The Wife, the Maid, and the Mistress
by Ariel Lawhon
Read: May 4-8, 2017
Source: Purchased new
Blurb: Stella Crater, the Judge’s wife, is the picture of propriety draped in long pearls and the latest Chanel. Mitzi, a leggy showgirl with Broadway aspirations, thinks moonlighting in the judge’s bed is the quickest way off the chorus line. Maria Simon, the dutiful maid, has Judge Crater to thank for her husband’s recent promotion to Detective for the NYPD. Meanwhile, Judge Crater is equally indebted to Tammany Hall leaders and the city’s most notorious gangster, Owney “The Killer” Madden.
Then, on a sultry summer night, as rumors circulated about the judge’s involvement in wide-scale political corruption, Judge Crater stepped into a cab and disappeared without a trace. Or did he?
After thirty-nine years of necessary duplicity, Stella Crater is finally read to reveal what she knows. Sliding into a corner booth at Club Abbey, the site of many absinthe-soaked affairs and the judge’s favorite watering hole back in the day, Stella begins to tell a tale – of greed, lust, and deceit. As the story unfolds, Stella, Ritzi and Maria slyly break out of the prescribed roles, and it becomes clear that these three women know a lot more than they’d initially let on.
With a layered intensity and tipsy spins through subterranean jazz clubs, The Wife, the Maid, and the Mistress is a gripping tale that will transport readers to a bygone era. But beneath the Art Deco skyline and the intoxicating smell of smoke and whiskey, the question of why Judge Crater disappeared lingers seductively until a twist in the very last pages.
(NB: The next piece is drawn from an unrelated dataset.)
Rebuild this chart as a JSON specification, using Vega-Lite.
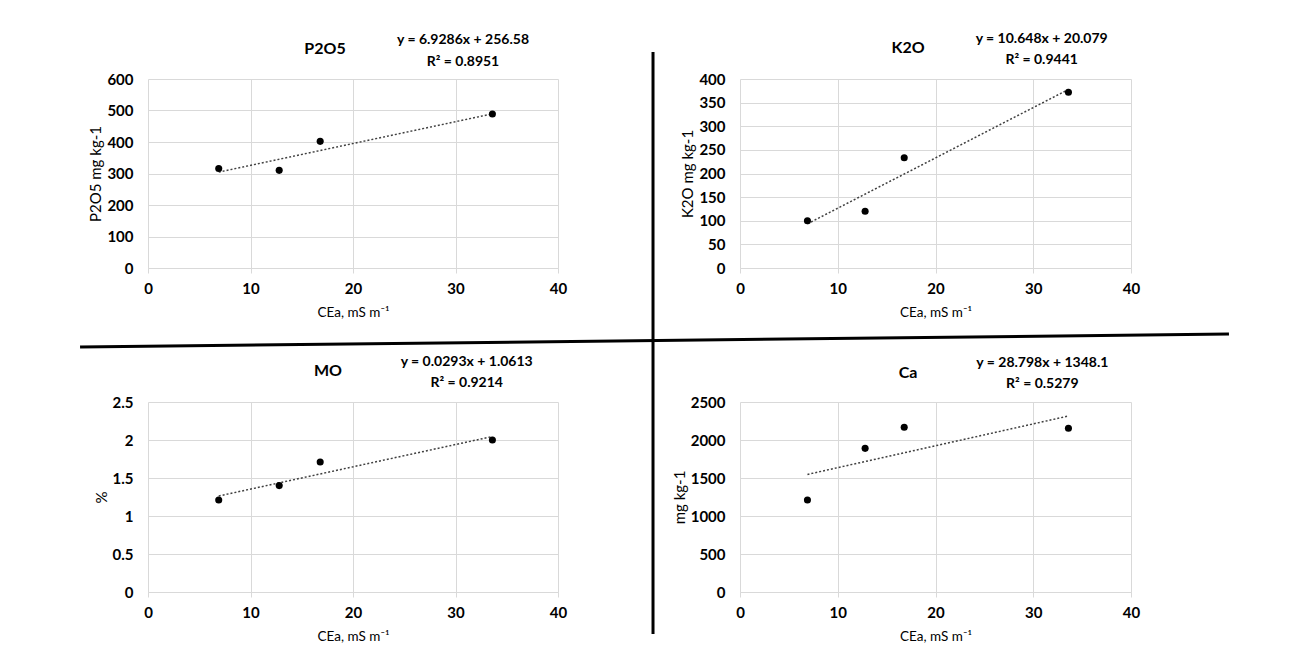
{
  "$schema": "https://vega.github.io/schema/vega-lite/v6.json",
  "background": "white",
  "padding": {"left": 78, "top": 31, "right": 5, "bottom": 5},
  "bounds": "flush",
  "columns": 2,
  "spacing": {"row": 134, "column": 182},
  "datasets": {
    "p2o5": [{"cea": 6.9, "val": 316}, {"cea": 12.8, "val": 310}, {"cea": 16.8, "val": 402}, {"cea": 33.6, "val": 489}],
    "p2o5_trend": [{"cea": 6.9, "val": 304.4}, {"cea": 33.6, "val": 489.4}],
    "k2o": [{"cea": 6.9, "val": 100}, {"cea": 12.8, "val": 120}, {"cea": 16.8, "val": 233.5}, {"cea": 33.6, "val": 372}],
    "k2o_trend": [{"cea": 6.9, "val": 93.5}, {"cea": 33.6, "val": 377.9}],
    "mo": [{"cea": 6.9, "val": 1.21}, {"cea": 12.8, "val": 1.4}, {"cea": 16.8, "val": 1.71}, {"cea": 33.6, "val": 2.0}],
    "mo_trend": [{"cea": 6.9, "val": 1.263}, {"cea": 33.6, "val": 2.046}],
    "ca": [{"cea": 6.9, "val": 1210}, {"cea": 12.8, "val": 1890}, {"cea": 16.8, "val": 2167}, {"cea": 33.6, "val": 2155}],
    "ca_trend": [{"cea": 6.9, "val": 1546.8}, {"cea": 33.6, "val": 2315.7}],
    "one": [{}]
  },
  "concat": [
    {
      "width": 410, "height": 189,
      "layer": [
        {"data": {"name": "p2o5_trend"}, "mark": {"type": "line", "strokeDash": [2, 2], "strokeWidth": 1.5, "color": "#404040"}, "encoding": {
          "x": {"field": "cea", "type": "quantitative", "scale": {"domain": [0, 40], "nice": false}, "axis": {"values": [0, 10, 20, 30, 40], "format": "d", "title": "CEa, mS m⁻¹"}},
          "y": {"field": "val", "type": "quantitative", "scale": {"domain": [0, 600], "nice": false}, "axis": {"values": [0, 100, 200, 300, 400, 500, 600], "format": "d", "titlePadding": 3, "title": "P2O5 mg kg-1"}}}},
        {"data": {"name": "p2o5"}, "mark": {"type": "circle", "size": 50, "color": "black", "opacity": 1}, "encoding": {
          "x": {"field": "cea", "type": "quantitative", "axis": {"values": [0, 10, 20, 30, 40], "format": "d", "title": "CEa, mS m⁻¹"}},
          "y": {"field": "val", "type": "quantitative", "axis": {"values": [0, 100, 200, 300, 400, 500, 600], "format": "d", "titlePadding": 3, "title": "P2O5 mg kg-1"}}}},
        {"data": {"name": "one"}, "mark": {"type": "text", "fontSize": 16}, "encoding": {
          "x": {"datum": 17.27, "axis": {"values": [0, 10, 20, 30, 40], "format": "d", "title": "CEa, mS m⁻¹"}},
          "y": {"datum": 695.2, "axis": {"values": [0, 100, 200, 300, 400, 500, 600], "format": "d", "titlePadding": 3, "title": "P2O5 mg kg-1"}},
          "text": {"value": "P2O5"}}},
        {"data": {"name": "one"}, "mark": {"type": "text"}, "encoding": {
          "x": {"datum": 30.73, "axis": {"values": [0, 10, 20, 30, 40], "format": "d", "title": "CEa, mS m⁻¹"}},
          "y": {"datum": 723.8, "axis": {"values": [0, 100, 200, 300, 400, 500, 600], "format": "d", "titlePadding": 3, "title": "P2O5 mg kg-1"}},
          "text": {"value": "y = 6.9286x + 256.58"}}},
        {"data": {"name": "one"}, "mark": {"type": "text"}, "encoding": {
          "x": {"datum": 30.73, "axis": {"values": [0, 10, 20, 30, 40], "format": "d", "title": "CEa, mS m⁻¹"}},
          "y": {"datum": 654, "axis": {"values": [0, 100, 200, 300, 400, 500, 600], "format": "d", "titlePadding": 3, "title": "P2O5 mg kg-1"}},
          "text": {"value": "R² = 0.8951"}}},
        {"data": {"name": "one"}, "mark": {"type": "rule", "color": "black", "strokeWidth": 3}, "encoding": {
          "x": {"datum": 49.27, "axis": {"values": [0, 10, 20, 30, 40], "format": "d", "title": "CEa, mS m⁻¹"}},
          "x2": {"datum": 49.27},
          "y": {"datum": 685.7, "axis": {"values": [0, 100, 200, 300, 400, 500, 600], "format": "d", "titlePadding": 3, "title": "P2O5 mg kg-1"}},
          "y2": {"datum": -1161.9}}},
        {"data": {"name": "one"}, "mark": {"type": "rule", "color": "black", "strokeWidth": 3}, "encoding": {
          "x": {"datum": -6.63, "axis": {"values": [0, 10, 20, 30, 40], "format": "d", "title": "CEa, mS m⁻¹"}},
          "x2": {"datum": 105.46},
          "y": {"datum": -250.8, "axis": {"values": [0, 100, 200, 300, 400, 500, 600], "format": "d", "titlePadding": 3, "title": "P2O5 mg kg-1"}},
          "y2": {"datum": -209.5}}}
      ]
    },
    {
      "width": 391, "height": 189,
      "layer": [
        {"data": {"name": "k2o_trend"}, "mark": {"type": "line", "strokeDash": [2, 2], "strokeWidth": 1.5, "color": "#404040"}, "encoding": {
          "x": {"field": "cea", "type": "quantitative", "scale": {"domain": [0, 40], "nice": false}, "axis": {"values": [0, 10, 20, 30, 40], "format": "d", "title": "CEa, mS m⁻¹"}},
          "y": {"field": "val", "type": "quantitative", "scale": {"domain": [0, 400], "nice": false}, "axis": {"values": [0, 50, 100, 150, 200, 250, 300, 350, 400], "format": "d", "titlePadding": 3, "title": "K2O mg kg-1"}}}},
        {"data": {"name": "k2o"}, "mark": {"type": "circle", "size": 50, "color": "black", "opacity": 1}, "encoding": {
          "x": {"field": "cea", "type": "quantitative", "axis": {"values": [0, 10, 20, 30, 40], "format": "d", "title": "CEa, mS m⁻¹"}},
          "y": {"field": "val", "type": "quantitative", "axis": {"values": [0, 50, 100, 150, 200, 250, 300, 350, 400], "format": "d", "titlePadding": 3, "title": "K2O mg kg-1"}}}},
        {"data": {"name": "one"}, "mark": {"type": "text", "fontSize": 16}, "encoding": {
          "x": {"datum": 17.2, "axis": {"values": [0, 10, 20, 30, 40], "format": "d", "title": "CEa, mS m⁻¹"}},
          "y": {"datum": 466.2, "axis": {"values": [0, 50, 100, 150, 200, 250, 300, 350, 400], "format": "d", "titlePadding": 3, "title": "K2O mg kg-1"}},
          "text": {"value": "K2O"}}},
        {"data": {"name": "one"}, "mark": {"type": "text"}, "encoding": {
          "x": {"datum": 30.86, "axis": {"values": [0, 10, 20, 30, 40], "format": "d", "title": "CEa, mS m⁻¹"}},
          "y": {"datum": 484.7, "axis": {"values": [0, 50, 100, 150, 200, 250, 300, 350, 400], "format": "d", "titlePadding": 3, "title": "K2O mg kg-1"}},
          "text": {"value": "y = 10.648x + 20.079"}}},
        {"data": {"name": "one"}, "mark": {"type": "text"}, "encoding": {
          "x": {"datum": 30.86, "axis": {"values": [0, 10, 20, 30, 40], "format": "d", "title": "CEa, mS m⁻¹"}},
          "y": {"datum": 440.2, "axis": {"values": [0, 50, 100, 150, 200, 250, 300, 350, 400], "format": "d", "titlePadding": 3, "title": "K2O mg kg-1"}},
          "text": {"value": "R² = 0.9441"}}}
      ]
    },
    {
      "width": 410, "height": 190,
      "layer": [
        {"data": {"name": "mo_trend"}, "mark": {"type": "line", "strokeDash": [2, 2], "strokeWidth": 1.5, "color": "#404040"}, "encoding": {
          "x": {"field": "cea", "type": "quantitative", "scale": {"domain": [0, 40], "nice": false}, "axis": {"values": [0, 10, 20, 30, 40], "format": "d", "title": "CEa, mS m⁻¹"}},
          "y": {"field": "val", "type": "quantitative", "scale": {"domain": [0, 2.5], "nice": false}, "axis": {"values": [0, 0.5, 1, 1.5, 2, 2.5], "format": ".1~f", "titlePadding": 3, "title": "%"}}}},
        {"data": {"name": "mo"}, "mark": {"type": "circle", "size": 50, "color": "black", "opacity": 1}, "encoding": {
          "x": {"field": "cea", "type": "quantitative", "axis": {"values": [0, 10, 20, 30, 40], "format": "d", "title": "CEa, mS m⁻¹"}},
          "y": {"field": "val", "type": "quantitative", "axis": {"values": [0, 0.5, 1, 1.5, 2, 2.5], "format": ".1~f", "titlePadding": 3, "title": "%"}}}},
        {"data": {"name": "one"}, "mark": {"type": "text", "fontSize": 16}, "encoding": {
          "x": {"datum": 17.56, "axis": {"values": [0, 10, 20, 30, 40], "format": "d", "title": "CEa, mS m⁻¹"}},
          "y": {"datum": 2.905, "axis": {"values": [0, 0.5, 1, 1.5, 2, 2.5], "format": ".1~f", "titlePadding": 3, "title": "%"}},
          "text": {"value": "MO"}}},
        {"data": {"name": "one"}, "mark": {"type": "text"}, "encoding": {
          "x": {"datum": 31.09, "axis": {"values": [0, 10, 20, 30, 40], "format": "d", "title": "CEa, mS m⁻¹"}},
          "y": {"datum": 3.029, "axis": {"values": [0, 0.5, 1, 1.5, 2, 2.5], "format": ".1~f", "titlePadding": 3, "title": "%"}},
          "text": {"value": "y = 0.0293x + 1.0613"}}},
        {"data": {"name": "one"}, "mark": {"type": "text"}, "encoding": {
          "x": {"datum": 31.09, "axis": {"values": [0, 10, 20, 30, 40], "format": "d", "title": "CEa, mS m⁻¹"}},
          "y": {"datum": 2.753, "axis": {"values": [0, 0.5, 1, 1.5, 2, 2.5], "format": ".1~f", "titlePadding": 3, "title": "%"}},
          "text": {"value": "R² = 0.9214"}}}
      ]
    },
    {
      "width": 391, "height": 190,
      "layer": [
        {"data": {"name": "ca_trend"}, "mark": {"type": "line", "strokeDash": [2, 2], "strokeWidth": 1.5, "color": "#404040"}, "encoding": {
          "x": {"field": "cea", "type": "quantitative", "scale": {"domain": [0, 40], "nice": false}, "axis": {"values": [0, 10, 20, 30, 40], "format": "d", "title": "CEa, mS m⁻¹"}},
          "y": {"field": "val", "type": "quantitative", "scale": {"domain": [0, 2500], "nice": false}, "axis": {"values": [0, 500, 1000, 1500, 2000, 2500], "format": "d", "titlePadding": 3, "title": "mg kg-1"}}}},
        {"data": {"name": "ca"}, "mark": {"type": "circle", "size": 50, "color": "black", "opacity": 1}, "encoding": {
          "x": {"field": "cea", "type": "quantitative", "axis": {"values": [0, 10, 20, 30, 40], "format": "d", "title": "CEa, mS m⁻¹"}},
          "y": {"field": "val", "type": "quantitative", "axis": {"values": [0, 500, 1000, 1500, 2000, 2500], "format": "d", "titlePadding": 3, "title": "mg kg-1"}}}},
        {"data": {"name": "one"}, "mark": {"type": "text", "fontSize": 16}, "encoding": {
          "x": {"datum": 17.2, "axis": {"values": [0, 10, 20, 30, 40], "format": "d", "title": "CEa, mS m⁻¹"}},
          "y": {"datum": 2888, "axis": {"values": [0, 500, 1000, 1500, 2000, 2500], "format": "d", "titlePadding": 3, "title": "mg kg-1"}},
          "text": {"value": "Ca"}}},
        {"data": {"name": "one"}, "mark": {"type": "text"}, "encoding": {
          "x": {"datum": 30.93, "axis": {"values": [0, 10, 20, 30, 40], "format": "d", "title": "CEa, mS m⁻¹"}},
          "y": {"datum": 3016, "axis": {"values": [0, 500, 1000, 1500, 2000, 2500], "format": "d", "titlePadding": 3, "title": "mg kg-1"}},
          "text": {"value": "y = 28.798x + 1348.1"}}},
        {"data": {"name": "one"}, "mark": {"type": "text"}, "encoding": {
          "x": {"datum": 30.93, "axis": {"values": [0, 10, 20, 30, 40], "format": "d", "title": "CEa, mS m⁻¹"}},
          "y": {"datum": 2739, "axis": {"values": [0, 500, 1000, 1500, 2000, 2500], "format": "d", "titlePadding": 3, "title": "mg kg-1"}},
          "text": {"value": "R² = 0.5279"}}}
      ]
    }
  ],
  "config": {
    "view": {"stroke": null},
    "font": "Lato",
    "text": {"font": "Lato", "fontSize": 14, "fontWeight": "bold", "color": "#000000", "align": "center", "baseline": "middle"},
    "axis": {
      "gridColor": "#d9d9d9", "domainColor": "#d9d9d9", "tickColor": "#d9d9d9",
      "labelFont": "Lato", "labelFontWeight": "bold", "labelFontSize": 15, "labelColor": "#000000",
      "titleFont": "Lato", "titleFontWeight": "normal", "titleFontSize": 13.5, "titleColor": "#000000",
      "labelOverlap": false
    },
    "axisX": {"tickSize": 5, "labelPadding": 8, "titlePadding": 9, "labelFlush": false},
    "axisY": {"ticks": false, "domain": false, "labelPadding": 15, "titleFontSize": 15}
  }
}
Review: I remember when this book first came out seeing it mentioned by Stacy’s Books. I was immediately intrigued and put it on my “watch out for” list. I finally came across it in the bargain section at Barnes & Noble and immediately snatched it up. And then I let it linger on my shelf for more than a year.
I was really intrigued by this book. I knew it was based on a true mystery (Judge Crater really did disappear in the 1930s) and I was interested in seeing how it all played out in a fiction novel. I knew nothing about this particular case, but I really liked this book. Ms. Lawhon really spun a great tale. She made me feel like I was right there in the story with the characters. She really made the setting come to life. And while the “twist” at the end wasn’t really all that surprising to me, it still was a good ending.
I would highly recommend this novel. I think historical fiction fans as well as mystery fans will really enjoy this book. It is so easy to read and a really great story. The characters are all well-developed. The plot line is interesting and the story never once dragged for me. Highly recommended for sure!!